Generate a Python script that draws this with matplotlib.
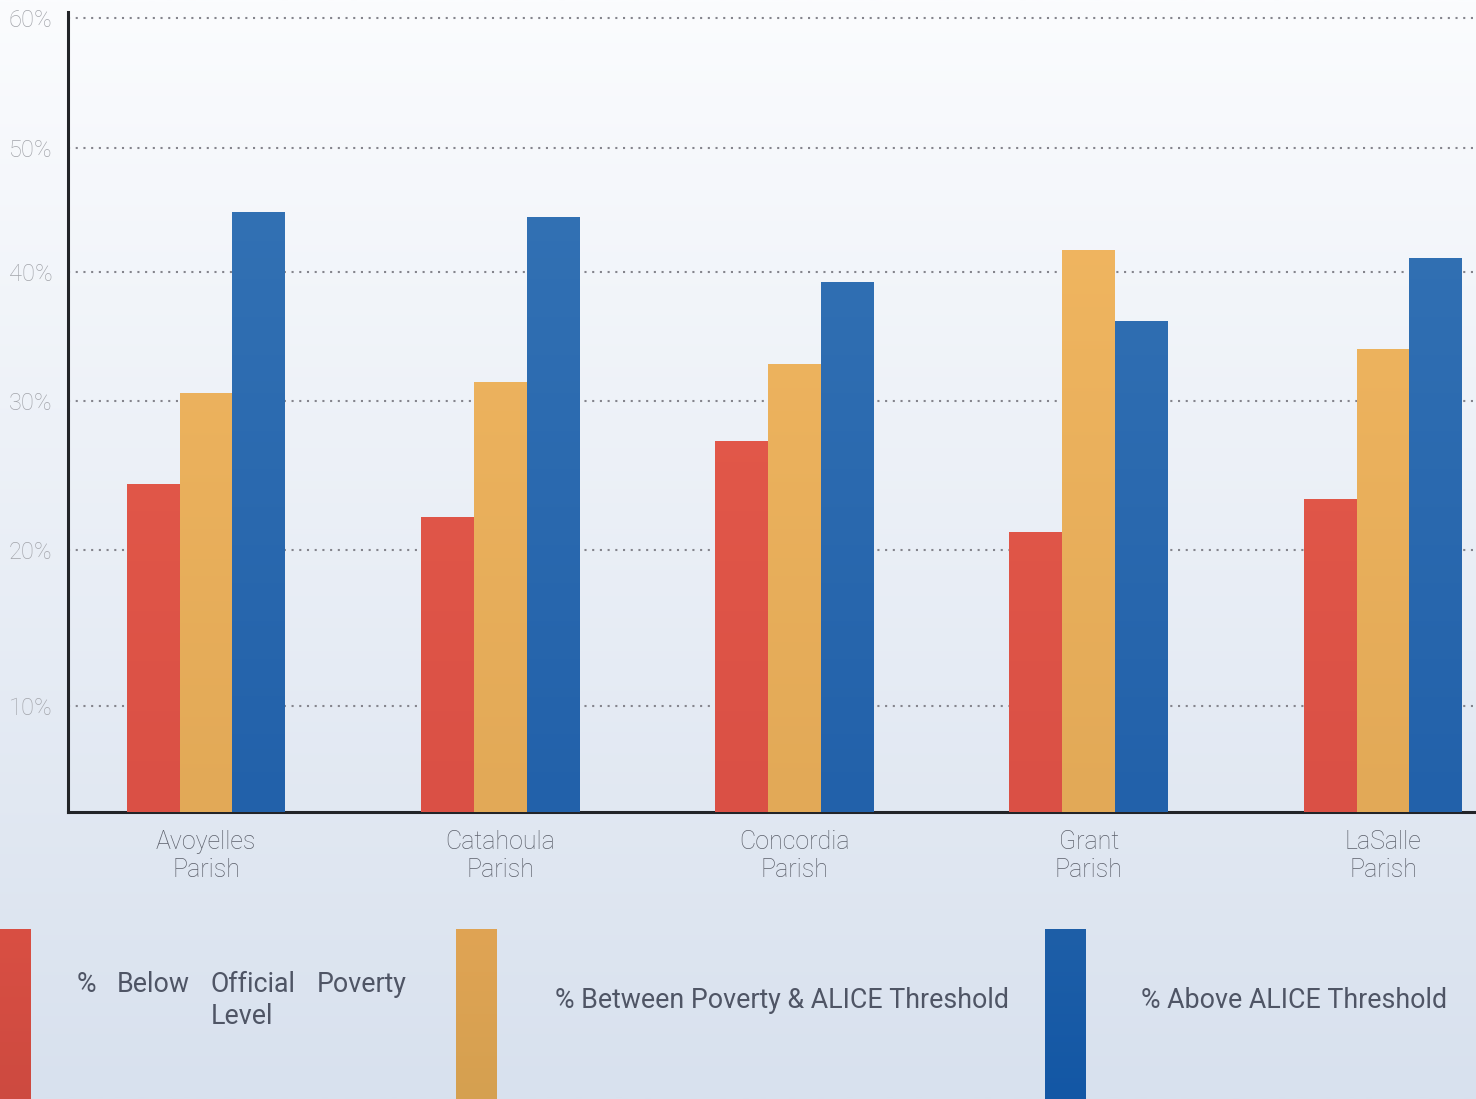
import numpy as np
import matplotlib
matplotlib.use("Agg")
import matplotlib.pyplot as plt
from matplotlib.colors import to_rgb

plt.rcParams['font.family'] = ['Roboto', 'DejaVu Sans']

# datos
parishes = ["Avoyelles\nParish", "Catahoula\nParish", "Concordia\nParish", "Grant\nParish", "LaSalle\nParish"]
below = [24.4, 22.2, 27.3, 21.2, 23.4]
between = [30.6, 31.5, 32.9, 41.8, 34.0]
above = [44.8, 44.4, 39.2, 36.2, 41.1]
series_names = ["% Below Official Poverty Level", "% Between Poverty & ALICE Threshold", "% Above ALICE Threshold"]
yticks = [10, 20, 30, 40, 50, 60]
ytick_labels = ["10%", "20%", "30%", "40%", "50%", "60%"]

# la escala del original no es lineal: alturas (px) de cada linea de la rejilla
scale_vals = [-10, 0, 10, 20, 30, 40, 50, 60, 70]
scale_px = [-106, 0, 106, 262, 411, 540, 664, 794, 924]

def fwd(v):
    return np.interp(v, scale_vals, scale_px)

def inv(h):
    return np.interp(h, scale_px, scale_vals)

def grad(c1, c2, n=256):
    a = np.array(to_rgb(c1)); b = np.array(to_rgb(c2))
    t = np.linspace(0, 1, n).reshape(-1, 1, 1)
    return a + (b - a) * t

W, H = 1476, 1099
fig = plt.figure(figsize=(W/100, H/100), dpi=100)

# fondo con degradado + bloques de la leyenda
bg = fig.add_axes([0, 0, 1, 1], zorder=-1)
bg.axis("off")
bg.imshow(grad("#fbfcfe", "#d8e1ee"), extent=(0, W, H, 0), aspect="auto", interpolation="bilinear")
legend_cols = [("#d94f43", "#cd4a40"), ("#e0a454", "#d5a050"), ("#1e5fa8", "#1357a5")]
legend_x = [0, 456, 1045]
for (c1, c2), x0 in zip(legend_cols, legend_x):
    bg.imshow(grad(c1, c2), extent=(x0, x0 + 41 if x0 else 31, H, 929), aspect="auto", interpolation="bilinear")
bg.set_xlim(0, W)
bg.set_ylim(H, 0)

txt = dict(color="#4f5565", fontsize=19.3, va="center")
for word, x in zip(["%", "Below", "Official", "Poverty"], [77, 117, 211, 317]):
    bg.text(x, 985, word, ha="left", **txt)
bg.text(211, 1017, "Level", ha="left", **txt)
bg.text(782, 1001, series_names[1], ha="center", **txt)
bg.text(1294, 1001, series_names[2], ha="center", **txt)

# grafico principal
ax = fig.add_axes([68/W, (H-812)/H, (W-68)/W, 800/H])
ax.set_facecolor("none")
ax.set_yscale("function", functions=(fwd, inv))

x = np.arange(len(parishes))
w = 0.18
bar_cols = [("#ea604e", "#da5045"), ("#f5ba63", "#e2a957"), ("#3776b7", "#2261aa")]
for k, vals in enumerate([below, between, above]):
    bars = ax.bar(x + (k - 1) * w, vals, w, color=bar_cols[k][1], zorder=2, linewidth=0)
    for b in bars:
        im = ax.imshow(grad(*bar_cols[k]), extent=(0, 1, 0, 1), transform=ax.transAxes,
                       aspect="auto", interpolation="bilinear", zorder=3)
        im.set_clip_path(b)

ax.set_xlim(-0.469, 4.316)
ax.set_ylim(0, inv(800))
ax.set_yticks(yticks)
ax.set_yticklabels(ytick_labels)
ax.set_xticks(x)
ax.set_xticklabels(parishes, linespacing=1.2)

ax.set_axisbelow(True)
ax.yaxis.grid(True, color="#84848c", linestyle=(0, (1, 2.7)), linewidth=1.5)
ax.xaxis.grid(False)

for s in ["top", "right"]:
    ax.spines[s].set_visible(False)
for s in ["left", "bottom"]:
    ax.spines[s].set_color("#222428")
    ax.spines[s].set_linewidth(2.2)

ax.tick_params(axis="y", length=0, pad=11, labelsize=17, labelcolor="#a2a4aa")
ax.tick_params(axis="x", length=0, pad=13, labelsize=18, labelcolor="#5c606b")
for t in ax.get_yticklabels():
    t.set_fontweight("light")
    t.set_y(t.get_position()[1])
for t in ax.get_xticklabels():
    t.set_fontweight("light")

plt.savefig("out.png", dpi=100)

== == ==

* WORK TO BE COMPLETED:
From the listing, extract all text exactly as given and drop any picture.

* EXERCISE RESULT:
Generate a Python script that draws this with matplotlib.
import numpy as np
import matplotlib
matplotlib.use("Agg")
import matplotlib.pyplot as plt
from matplotlib.colors import to_rgb

plt.rcParams['font.family'] = ['Roboto', 'DejaVu Sans']

# datos
parishes = ["Avoyelles\nParish", "Catahoula\nParish", "Concordia\nParish", "Grant\nParish", "LaSalle\nParish"]
below = [24.4, 22.2, 27.3, 21.2, 23.4]
between = [30.6, 31.5, 32.9, 41.8, 34.0]
above = [44.8, 44.4, 39.2, 36.2, 41.1]
series_names = ["% Below Official Poverty Level", "% Between Poverty & ALICE Threshold", "% Above ALICE Threshold"]
yticks = [10, 20, 30, 40, 50, 60]
ytick_labels = ["10%", "20%", "30%", "40%", "50%", "60%"]

# la escala del original no es lineal: alturas (px) de cada linea de la rejilla
scale_vals = [-10, 0, 10, 20, 30, 40, 50, 60, 70]
scale_px = [-106, 0, 106, 262, 411, 540, 664, 794, 924]

def fwd(v):
    return np.interp(v, scale_vals, scale_px)

def inv(h):
    return np.interp(h, scale_px, scale_vals)

def grad(c1, c2, n=256):
    a = np.array(to_rgb(c1)); b = np.array(to_rgb(c2))
    t = np.linspace(0, 1, n).reshape(-1, 1, 1)
    return a + (b - a) * t

W, H = 1476, 1099
fig = plt.figure(figsize=(W/100, H/100), dpi=100)

# fondo con degradado + bloques de la leyenda
bg = fig.add_axes([0, 0, 1, 1], zorder=-1)
bg.axis("off")
bg.imshow(grad("#fbfcfe", "#d8e1ee"), extent=(0, W, H, 0), aspect="auto", interpolation="bilinear")
legend_cols = [("#d94f43", "#cd4a40"), ("#e0a454", "#d5a050"), ("#1e5fa8", "#1357a5")]
legend_x = [0, 456, 1045]
for (c1, c2), x0 in zip(legend_cols, legend_x):
    bg.imshow(grad(c1, c2), extent=(x0, x0 + 41 if x0 else 31, H, 929), aspect="auto", interpolation="bilinear")
bg.set_xlim(0, W)
bg.set_ylim(H, 0)

txt = dict(color="#4f5565", fontsize=19.3, va="center")
for word, x in zip(["%", "Below", "Official", "Poverty"], [77, 117, 211, 317]):
    bg.text(x, 985, word, ha="left", **txt)
bg.text(211, 1017, "Level", ha="left", **txt)
bg.text(782, 1001, series_names[1], ha="center", **txt)
bg.text(1294, 1001, series_names[2], ha="center", **txt)

# grafico principal
ax = fig.add_axes([68/W, (H-812)/H, (W-68)/W, 800/H])
ax.set_facecolor("none")
ax.set_yscale("function", functions=(fwd, inv))

x = np.arange(len(parishes))
w = 0.18
bar_cols = [("#ea604e", "#da5045"), ("#f5ba63", "#e2a957"), ("#3776b7", "#2261aa")]
for k, vals in enumerate([below, between, above]):
    bars = ax.bar(x + (k - 1) * w, vals, w, color=bar_cols[k][1], zorder=2, linewidth=0)
    for b in bars:
        im = ax.imshow(grad(*bar_cols[k]), extent=(0, 1, 0, 1), transform=ax.transAxes,
                       aspect="auto", interpolation="bilinear", zorder=3)
        im.set_clip_path(b)

ax.set_xlim(-0.469, 4.316)
ax.set_ylim(0, inv(800))
ax.set_yticks(yticks)
ax.set_yticklabels(ytick_labels)
ax.set_xticks(x)
ax.set_xticklabels(parishes, linespacing=1.2)

ax.set_axisbelow(True)
ax.yaxis.grid(True, color="#84848c", linestyle=(0, (1, 2.7)), linewidth=1.5)
ax.xaxis.grid(False)

for s in ["top", "right"]:
    ax.spines[s].set_visible(False)
for s in ["left", "bottom"]:
    ax.spines[s].set_color("#222428")
    ax.spines[s].set_linewidth(2.2)

ax.tick_params(axis="y", length=0, pad=11, labelsize=17, labelcolor="#a2a4aa")
ax.tick_params(axis="x", length=0, pad=13, labelsize=18, labelcolor="#5c606b")
for t in ax.get_yticklabels():
    t.set_fontweight("light")
    t.set_y(t.get_position()[1])
for t in ax.get_xticklabels():
    t.set_fontweight("light")

plt.savefig("out.png", dpi=100)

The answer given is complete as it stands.